**What you should do**:
Send back all the data below, exactly as given.

**Available data**:
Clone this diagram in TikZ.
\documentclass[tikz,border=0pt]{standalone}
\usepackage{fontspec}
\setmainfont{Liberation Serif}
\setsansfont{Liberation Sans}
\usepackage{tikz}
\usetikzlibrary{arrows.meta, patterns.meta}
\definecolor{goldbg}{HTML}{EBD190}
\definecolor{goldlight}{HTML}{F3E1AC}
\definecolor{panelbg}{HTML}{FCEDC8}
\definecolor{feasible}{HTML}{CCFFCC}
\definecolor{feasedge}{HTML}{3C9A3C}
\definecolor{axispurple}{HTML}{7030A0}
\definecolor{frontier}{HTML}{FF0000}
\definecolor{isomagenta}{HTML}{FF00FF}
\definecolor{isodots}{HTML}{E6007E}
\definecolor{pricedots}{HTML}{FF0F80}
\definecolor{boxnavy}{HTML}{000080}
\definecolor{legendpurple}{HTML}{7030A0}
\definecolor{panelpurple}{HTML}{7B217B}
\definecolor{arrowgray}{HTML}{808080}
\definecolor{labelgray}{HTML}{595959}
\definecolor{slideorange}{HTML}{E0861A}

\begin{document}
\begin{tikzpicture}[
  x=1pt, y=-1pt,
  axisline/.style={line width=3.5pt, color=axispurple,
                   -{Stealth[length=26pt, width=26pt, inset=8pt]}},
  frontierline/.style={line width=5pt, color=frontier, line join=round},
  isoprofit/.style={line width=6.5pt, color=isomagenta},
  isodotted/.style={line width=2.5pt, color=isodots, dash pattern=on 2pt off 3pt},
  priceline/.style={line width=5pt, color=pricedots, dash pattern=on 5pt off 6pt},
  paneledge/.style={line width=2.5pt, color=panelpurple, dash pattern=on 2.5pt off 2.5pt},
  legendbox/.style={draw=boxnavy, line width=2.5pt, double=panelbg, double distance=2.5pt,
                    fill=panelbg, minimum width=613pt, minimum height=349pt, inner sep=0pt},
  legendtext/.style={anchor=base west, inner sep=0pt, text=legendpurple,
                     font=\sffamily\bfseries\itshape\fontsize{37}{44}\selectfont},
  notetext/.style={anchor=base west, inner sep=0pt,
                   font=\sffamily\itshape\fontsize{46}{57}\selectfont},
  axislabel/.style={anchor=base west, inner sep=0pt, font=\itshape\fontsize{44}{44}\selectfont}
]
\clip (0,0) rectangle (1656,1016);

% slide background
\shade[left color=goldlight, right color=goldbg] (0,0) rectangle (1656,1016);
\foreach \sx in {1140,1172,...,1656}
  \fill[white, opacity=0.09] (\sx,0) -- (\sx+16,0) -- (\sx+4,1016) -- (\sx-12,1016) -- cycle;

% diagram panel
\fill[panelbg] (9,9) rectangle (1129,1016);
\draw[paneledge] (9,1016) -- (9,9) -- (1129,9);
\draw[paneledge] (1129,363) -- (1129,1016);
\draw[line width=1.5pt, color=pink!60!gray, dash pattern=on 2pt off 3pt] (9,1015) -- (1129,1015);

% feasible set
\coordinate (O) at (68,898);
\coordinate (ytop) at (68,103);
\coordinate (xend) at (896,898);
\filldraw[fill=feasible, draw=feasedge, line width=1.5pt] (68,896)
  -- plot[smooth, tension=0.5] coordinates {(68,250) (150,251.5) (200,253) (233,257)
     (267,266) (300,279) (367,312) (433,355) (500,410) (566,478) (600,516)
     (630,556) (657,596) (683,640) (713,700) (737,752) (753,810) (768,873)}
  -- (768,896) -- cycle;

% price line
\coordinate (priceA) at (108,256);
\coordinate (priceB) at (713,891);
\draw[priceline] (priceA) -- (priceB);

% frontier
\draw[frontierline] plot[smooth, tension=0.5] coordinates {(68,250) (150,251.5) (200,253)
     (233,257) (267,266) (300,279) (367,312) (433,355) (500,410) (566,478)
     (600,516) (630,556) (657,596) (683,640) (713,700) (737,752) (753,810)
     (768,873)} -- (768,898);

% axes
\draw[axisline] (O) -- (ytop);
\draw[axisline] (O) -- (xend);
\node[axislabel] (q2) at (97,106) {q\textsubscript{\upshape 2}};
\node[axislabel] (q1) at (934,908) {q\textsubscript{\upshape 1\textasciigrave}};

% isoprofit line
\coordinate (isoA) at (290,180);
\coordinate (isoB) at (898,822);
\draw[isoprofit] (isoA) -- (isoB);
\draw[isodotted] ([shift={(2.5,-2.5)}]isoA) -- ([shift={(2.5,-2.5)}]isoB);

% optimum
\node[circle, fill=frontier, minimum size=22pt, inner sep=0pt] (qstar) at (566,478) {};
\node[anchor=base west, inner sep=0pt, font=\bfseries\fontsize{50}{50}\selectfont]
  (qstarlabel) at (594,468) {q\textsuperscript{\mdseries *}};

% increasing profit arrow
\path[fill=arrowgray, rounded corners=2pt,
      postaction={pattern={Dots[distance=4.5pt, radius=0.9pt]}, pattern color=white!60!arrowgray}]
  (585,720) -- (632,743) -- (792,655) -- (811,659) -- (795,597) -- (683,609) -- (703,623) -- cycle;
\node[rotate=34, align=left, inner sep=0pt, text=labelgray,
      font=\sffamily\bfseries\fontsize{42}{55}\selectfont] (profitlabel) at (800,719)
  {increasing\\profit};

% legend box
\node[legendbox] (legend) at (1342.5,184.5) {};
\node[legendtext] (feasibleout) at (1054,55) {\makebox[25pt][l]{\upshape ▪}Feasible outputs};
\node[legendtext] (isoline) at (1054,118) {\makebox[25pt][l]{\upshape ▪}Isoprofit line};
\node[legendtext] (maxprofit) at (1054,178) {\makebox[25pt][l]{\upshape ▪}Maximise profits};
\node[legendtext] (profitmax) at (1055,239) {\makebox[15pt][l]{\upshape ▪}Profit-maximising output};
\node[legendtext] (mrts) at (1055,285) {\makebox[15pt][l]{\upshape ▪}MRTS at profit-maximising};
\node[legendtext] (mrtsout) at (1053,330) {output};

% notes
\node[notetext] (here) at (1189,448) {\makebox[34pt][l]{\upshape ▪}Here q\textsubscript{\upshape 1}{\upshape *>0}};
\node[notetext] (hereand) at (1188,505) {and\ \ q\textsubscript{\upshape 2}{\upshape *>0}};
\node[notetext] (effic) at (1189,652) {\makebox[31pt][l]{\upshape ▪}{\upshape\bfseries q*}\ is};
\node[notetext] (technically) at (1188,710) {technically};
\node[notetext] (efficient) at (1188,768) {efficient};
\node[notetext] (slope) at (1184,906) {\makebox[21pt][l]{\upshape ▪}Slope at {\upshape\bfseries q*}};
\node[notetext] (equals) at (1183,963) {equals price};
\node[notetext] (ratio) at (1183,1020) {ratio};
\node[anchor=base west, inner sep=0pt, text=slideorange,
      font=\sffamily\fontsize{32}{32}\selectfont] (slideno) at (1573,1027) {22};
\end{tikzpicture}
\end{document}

**Response to this task**:
Clone this diagram in TikZ.
\documentclass[tikz,border=0pt]{standalone}
\usepackage{fontspec}
\setmainfont{Liberation Serif}
\setsansfont{Liberation Sans}
\usepackage{tikz}
\usetikzlibrary{arrows.meta, patterns.meta}
\definecolor{goldbg}{HTML}{EBD190}
\definecolor{goldlight}{HTML}{F3E1AC}
\definecolor{panelbg}{HTML}{FCEDC8}
\definecolor{feasible}{HTML}{CCFFCC}
\definecolor{feasedge}{HTML}{3C9A3C}
\definecolor{axispurple}{HTML}{7030A0}
\definecolor{frontier}{HTML}{FF0000}
\definecolor{isomagenta}{HTML}{FF00FF}
\definecolor{isodots}{HTML}{E6007E}
\definecolor{pricedots}{HTML}{FF0F80}
\definecolor{boxnavy}{HTML}{000080}
\definecolor{legendpurple}{HTML}{7030A0}
\definecolor{panelpurple}{HTML}{7B217B}
\definecolor{arrowgray}{HTML}{808080}
\definecolor{labelgray}{HTML}{595959}
\definecolor{slideorange}{HTML}{E0861A}

\begin{document}
\begin{tikzpicture}[
  x=1pt, y=-1pt,
  axisline/.style={line width=3.5pt, color=axispurple,
                   -{Stealth[length=26pt, width=26pt, inset=8pt]}},
  frontierline/.style={line width=5pt, color=frontier, line join=round},
  isoprofit/.style={line width=6.5pt, color=isomagenta},
  isodotted/.style={line width=2.5pt, color=isodots, dash pattern=on 2pt off 3pt},
  priceline/.style={line width=5pt, color=pricedots, dash pattern=on 5pt off 6pt},
  paneledge/.style={line width=2.5pt, color=panelpurple, dash pattern=on 2.5pt off 2.5pt},
  legendbox/.style={draw=boxnavy, line width=2.5pt, double=panelbg, double distance=2.5pt,
                    fill=panelbg, minimum width=613pt, minimum height=349pt, inner sep=0pt},
  legendtext/.style={anchor=base west, inner sep=0pt, text=legendpurple,
                     font=\sffamily\bfseries\itshape\fontsize{37}{44}\selectfont},
  notetext/.style={anchor=base west, inner sep=0pt,
                   font=\sffamily\itshape\fontsize{46}{57}\selectfont},
  axislabel/.style={anchor=base west, inner sep=0pt, font=\itshape\fontsize{44}{44}\selectfont}
]
\clip (0,0) rectangle (1656,1016);

% slide background
\shade[left color=goldlight, right color=goldbg] (0,0) rectangle (1656,1016);
\foreach \sx in {1140,1172,...,1656}
  \fill[white, opacity=0.09] (\sx,0) -- (\sx+16,0) -- (\sx+4,1016) -- (\sx-12,1016) -- cycle;

% diagram panel
\fill[panelbg] (9,9) rectangle (1129,1016);
\draw[paneledge] (9,1016) -- (9,9) -- (1129,9);
\draw[paneledge] (1129,363) -- (1129,1016);
\draw[line width=1.5pt, color=pink!60!gray, dash pattern=on 2pt off 3pt] (9,1015) -- (1129,1015);

% feasible set
\coordinate (O) at (68,898);
\coordinate (ytop) at (68,103);
\coordinate (xend) at (896,898);
\filldraw[fill=feasible, draw=feasedge, line width=1.5pt] (68,896)
  -- plot[smooth, tension=0.5] coordinates {(68,250) (150,251.5) (200,253) (233,257)
     (267,266) (300,279) (367,312) (433,355) (500,410) (566,478) (600,516)
     (630,556) (657,596) (683,640) (713,700) (737,752) (753,810) (768,873)}
  -- (768,896) -- cycle;

% price line
\coordinate (priceA) at (108,256);
\coordinate (priceB) at (713,891);
\draw[priceline] (priceA) -- (priceB);

% frontier
\draw[frontierline] plot[smooth, tension=0.5] coordinates {(68,250) (150,251.5) (200,253)
     (233,257) (267,266) (300,279) (367,312) (433,355) (500,410) (566,478)
     (600,516) (630,556) (657,596) (683,640) (713,700) (737,752) (753,810)
     (768,873)} -- (768,898);

% axes
\draw[axisline] (O) -- (ytop);
\draw[axisline] (O) -- (xend);
\node[axislabel] (q2) at (97,106) {q\textsubscript{\upshape 2}};
\node[axislabel] (q1) at (934,908) {q\textsubscript{\upshape 1\textasciigrave}};

% isoprofit line
\coordinate (isoA) at (290,180);
\coordinate (isoB) at (898,822);
\draw[isoprofit] (isoA) -- (isoB);
\draw[isodotted] ([shift={(2.5,-2.5)}]isoA) -- ([shift={(2.5,-2.5)}]isoB);

% optimum
\node[circle, fill=frontier, minimum size=22pt, inner sep=0pt] (qstar) at (566,478) {};
\node[anchor=base west, inner sep=0pt, font=\bfseries\fontsize{50}{50}\selectfont]
  (qstarlabel) at (594,468) {q\textsuperscript{\mdseries *}};

% increasing profit arrow
\path[fill=arrowgray, rounded corners=2pt,
      postaction={pattern={Dots[distance=4.5pt, radius=0.9pt]}, pattern color=white!60!arrowgray}]
  (585,720) -- (632,743) -- (792,655) -- (811,659) -- (795,597) -- (683,609) -- (703,623) -- cycle;
\node[rotate=34, align=left, inner sep=0pt, text=labelgray,
      font=\sffamily\bfseries\fontsize{42}{55}\selectfont] (profitlabel) at (800,719)
  {increasing\\profit};

% legend box
\node[legendbox] (legend) at (1342.5,184.5) {};
\node[legendtext] (feasibleout) at (1054,55) {\makebox[25pt][l]{\upshape ▪}Feasible outputs};
\node[legendtext] (isoline) at (1054,118) {\makebox[25pt][l]{\upshape ▪}Isoprofit line};
\node[legendtext] (maxprofit) at (1054,178) {\makebox[25pt][l]{\upshape ▪}Maximise profits};
\node[legendtext] (profitmax) at (1055,239) {\makebox[15pt][l]{\upshape ▪}Profit-maximising output};
\node[legendtext] (mrts) at (1055,285) {\makebox[15pt][l]{\upshape ▪}MRTS at profit-maximising};
\node[legendtext] (mrtsout) at (1053,330) {output};

% notes
\node[notetext] (here) at (1189,448) {\makebox[34pt][l]{\upshape ▪}Here q\textsubscript{\upshape 1}{\upshape *>0}};
\node[notetext] (hereand) at (1188,505) {and\ \ q\textsubscript{\upshape 2}{\upshape *>0}};
\node[notetext] (effic) at (1189,652) {\makebox[31pt][l]{\upshape ▪}{\upshape\bfseries q*}\ is};
\node[notetext] (technically) at (1188,710) {technically};
\node[notetext] (efficient) at (1188,768) {efficient};
\node[notetext] (slope) at (1184,906) {\makebox[21pt][l]{\upshape ▪}Slope at {\upshape\bfseries q*}};
\node[notetext] (equals) at (1183,963) {equals price};
\node[notetext] (ratio) at (1183,1020) {ratio};
\node[anchor=base west, inner sep=0pt, text=slideorange,
      font=\sffamily\fontsize{32}{32}\selectfont] (slideno) at (1573,1027) {22};
\end{tikzpicture}
\end{document}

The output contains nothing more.